> [TASK TO COMPLETE]:
Output the material below unchanged, apart from leaving out the pictures.

> [DATA PROVIDED]:
>>>>>

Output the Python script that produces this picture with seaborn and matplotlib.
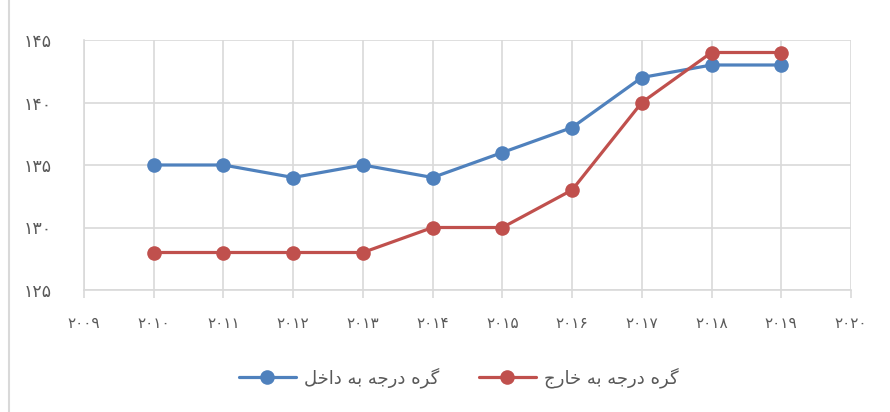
import matplotlib
matplotlib.use("Agg")
import matplotlib.pyplot as plt
import seaborn as sns
from matplotlib.lines import Line2D

years = [2010, 2011, 2012, 2013, 2014, 2015, 2016, 2017, 2018, 2019]
in_degree = [135, 135, 134, 135, 134, 136, 138, 142, 143, 143]
out_degree = [128, 128, 128, 128, 130, 130, 133, 140, 144, 144]
label_in = "گره درجه به داخل"
label_out = "گره درجه به خارج"
x_ticks = list(range(2009, 2021))
y_ticks = [125, 130, 135, 140, 145]

BLUE = "#4F81BD"
RED = "#C0504D"
GRID = "#d9d9d9"
TEXT = "#595959"

# presentation forms: isolated, final, initial, medial
FORMS = {
    "ا": ("\uFE8D", "\uFE8E", None, None),
    "ب": ("\uFE8F", "\uFE90", "\uFE91", "\uFE92"),
    "ج": ("\uFE9D", "\uFE9E", "\uFE9F", "\uFEA0"),
    "خ": ("\uFEA5", "\uFEA6", "\uFEA7", "\uFEA8"),
    "د": ("\uFEA9", "\uFEAA", None, None),
    "ر": ("\uFEAD", "\uFEAE", None, None),
    "ل": ("\uFEDD", "\uFEDE", "\uFEDF", "\uFEE0"),
    "ه": ("\uFEE9", "\uFEEA", "\uFEEB", "\uFEEC"),
    "گ": ("\uFB92", "\uFB93", "\uFB94", "\uFB95"),
}


def shape(text):
    """Crude Persian shaping + visual reordering (matplotlib has no bidi)."""
    out = []
    for i, ch in enumerate(text):
        if ch not in FORMS:
            out.append(ch)
            continue
        prev = text[i - 1] if i > 0 else None
        nxt = text[i + 1] if i + 1 < len(text) else None
        join_prev = prev in FORMS and FORMS[prev][2] is not None
        join_next = nxt in FORMS and FORMS[ch][2] is not None
        iso, fin, ini, med = FORMS[ch]
        if join_prev and join_next:
            out.append(med)
        elif join_prev:
            out.append(fin)
        elif join_next:
            out.append(ini)
        else:
            out.append(iso)
    return "".join(out)[::-1]


def fa_digits(n):
    return str(n).translate(str.maketrans("0123456789", "۰۱۲۳۴۵۶۷۸۹"))


sns.set_theme(style="white")
plt.rcParams["font.family"] = ["DejaVu Sans"]

fig = plt.figure(figsize=(8.9, 4.12), dpi=100)
ax = fig.add_axes([84 / 890, 1 - 290 / 412, (851 - 84) / 890, 250 / 412])

sns.lineplot(x=years, y=in_degree, ax=ax, color=BLUE, linewidth=2.3,
             marker="o", markersize=10.5, markeredgewidth=0, label=shape(label_in))
sns.lineplot(x=years, y=out_degree, ax=ax, color=RED, linewidth=2.3,
             marker="o", markersize=10.5, markeredgewidth=0, label=shape(label_out))

ax.set_xlim(2009, 2020)
ax.set_ylim(125, 145)
ax.set_xticks(x_ticks)
ax.set_xticklabels([fa_digits(v) for v in x_ticks])
ax.set_yticks(y_ticks)
ax.set_yticklabels([fa_digits(v) for v in y_ticks])
ax.grid(True, color=GRID, linewidth=1.2)
ax.set_axisbelow(True)
for side in ["top", "right"]:
    ax.spines[side].set_visible(False)
for side in ["left", "bottom"]:
    ax.spines[side].set_color(GRID)
    ax.spines[side].set_linewidth(1.2)
ax.tick_params(axis="x", bottom=True, length=6, width=1.2, color=GRID,
               labelsize=11, labelcolor=TEXT, pad=13)
ax.tick_params(axis="y", left=False, labelsize=12.5, labelcolor=TEXT, pad=17)

ax.legend(loc="center", bbox_to_anchor=(0.515, 0.083), bbox_transform=fig.transFigure,
          ncol=2, frameon=False, fontsize=13, handlelength=3.2, handletextpad=0.4,
          columnspacing=2.2, labelcolor=TEXT)

# chart-area border remnant on the left
fig.add_artist(Line2D([9 / 890, 9 / 890], [0, 1], transform=fig.transFigure,
                      color=GRID, linewidth=1.5))

fig.savefig("out.png", dpi=100)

<<<<<

> [TASK SOLUTION]:
Output the Python script that produces this picture with seaborn and matplotlib.
import matplotlib
matplotlib.use("Agg")
import matplotlib.pyplot as plt
import seaborn as sns
from matplotlib.lines import Line2D

years = [2010, 2011, 2012, 2013, 2014, 2015, 2016, 2017, 2018, 2019]
in_degree = [135, 135, 134, 135, 134, 136, 138, 142, 143, 143]
out_degree = [128, 128, 128, 128, 130, 130, 133, 140, 144, 144]
label_in = "گره درجه به داخل"
label_out = "گره درجه به خارج"
x_ticks = list(range(2009, 2021))
y_ticks = [125, 130, 135, 140, 145]

BLUE = "#4F81BD"
RED = "#C0504D"
GRID = "#d9d9d9"
TEXT = "#595959"

# presentation forms: isolated, final, initial, medial
FORMS = {
    "ا": ("\uFE8D", "\uFE8E", None, None),
    "ب": ("\uFE8F", "\uFE90", "\uFE91", "\uFE92"),
    "ج": ("\uFE9D", "\uFE9E", "\uFE9F", "\uFEA0"),
    "خ": ("\uFEA5", "\uFEA6", "\uFEA7", "\uFEA8"),
    "د": ("\uFEA9", "\uFEAA", None, None),
    "ر": ("\uFEAD", "\uFEAE", None, None),
    "ل": ("\uFEDD", "\uFEDE", "\uFEDF", "\uFEE0"),
    "ه": ("\uFEE9", "\uFEEA", "\uFEEB", "\uFEEC"),
    "گ": ("\uFB92", "\uFB93", "\uFB94", "\uFB95"),
}


def shape(text):
    """Crude Persian shaping + visual reordering (matplotlib has no bidi)."""
    out = []
    for i, ch in enumerate(text):
        if ch not in FORMS:
            out.append(ch)
            continue
        prev = text[i - 1] if i > 0 else None
        nxt = text[i + 1] if i + 1 < len(text) else None
        join_prev = prev in FORMS and FORMS[prev][2] is not None
        join_next = nxt in FORMS and FORMS[ch][2] is not None
        iso, fin, ini, med = FORMS[ch]
        if join_prev and join_next:
            out.append(med)
        elif join_prev:
            out.append(fin)
        elif join_next:
            out.append(ini)
        else:
            out.append(iso)
    return "".join(out)[::-1]


def fa_digits(n):
    return str(n).translate(str.maketrans("0123456789", "۰۱۲۳۴۵۶۷۸۹"))


sns.set_theme(style="white")
plt.rcParams["font.family"] = ["DejaVu Sans"]

fig = plt.figure(figsize=(8.9, 4.12), dpi=100)
ax = fig.add_axes([84 / 890, 1 - 290 / 412, (851 - 84) / 890, 250 / 412])

sns.lineplot(x=years, y=in_degree, ax=ax, color=BLUE, linewidth=2.3,
             marker="o", markersize=10.5, markeredgewidth=0, label=shape(label_in))
sns.lineplot(x=years, y=out_degree, ax=ax, color=RED, linewidth=2.3,
             marker="o", markersize=10.5, markeredgewidth=0, label=shape(label_out))

ax.set_xlim(2009, 2020)
ax.set_ylim(125, 145)
ax.set_xticks(x_ticks)
ax.set_xticklabels([fa_digits(v) for v in x_ticks])
ax.set_yticks(y_ticks)
ax.set_yticklabels([fa_digits(v) for v in y_ticks])
ax.grid(True, color=GRID, linewidth=1.2)
ax.set_axisbelow(True)
for side in ["top", "right"]:
    ax.spines[side].set_visible(False)
for side in ["left", "bottom"]:
    ax.spines[side].set_color(GRID)
    ax.spines[side].set_linewidth(1.2)
ax.tick_params(axis="x", bottom=True, length=6, width=1.2, color=GRID,
               labelsize=11, labelcolor=TEXT, pad=13)
ax.tick_params(axis="y", left=False, labelsize=12.5, labelcolor=TEXT, pad=17)

ax.legend(loc="center", bbox_to_anchor=(0.515, 0.083), bbox_transform=fig.transFigure,
          ncol=2, frameon=False, fontsize=13, handlelength=3.2, handletextpad=0.4,
          columnspacing=2.2, labelcolor=TEXT)

# chart-area border remnant on the left
fig.add_artist(Line2D([9 / 890, 9 / 890], [0, 1], transform=fig.transFigure,
                      color=GRID, linewidth=1.5))

fig.savefig("out.png", dpi=100)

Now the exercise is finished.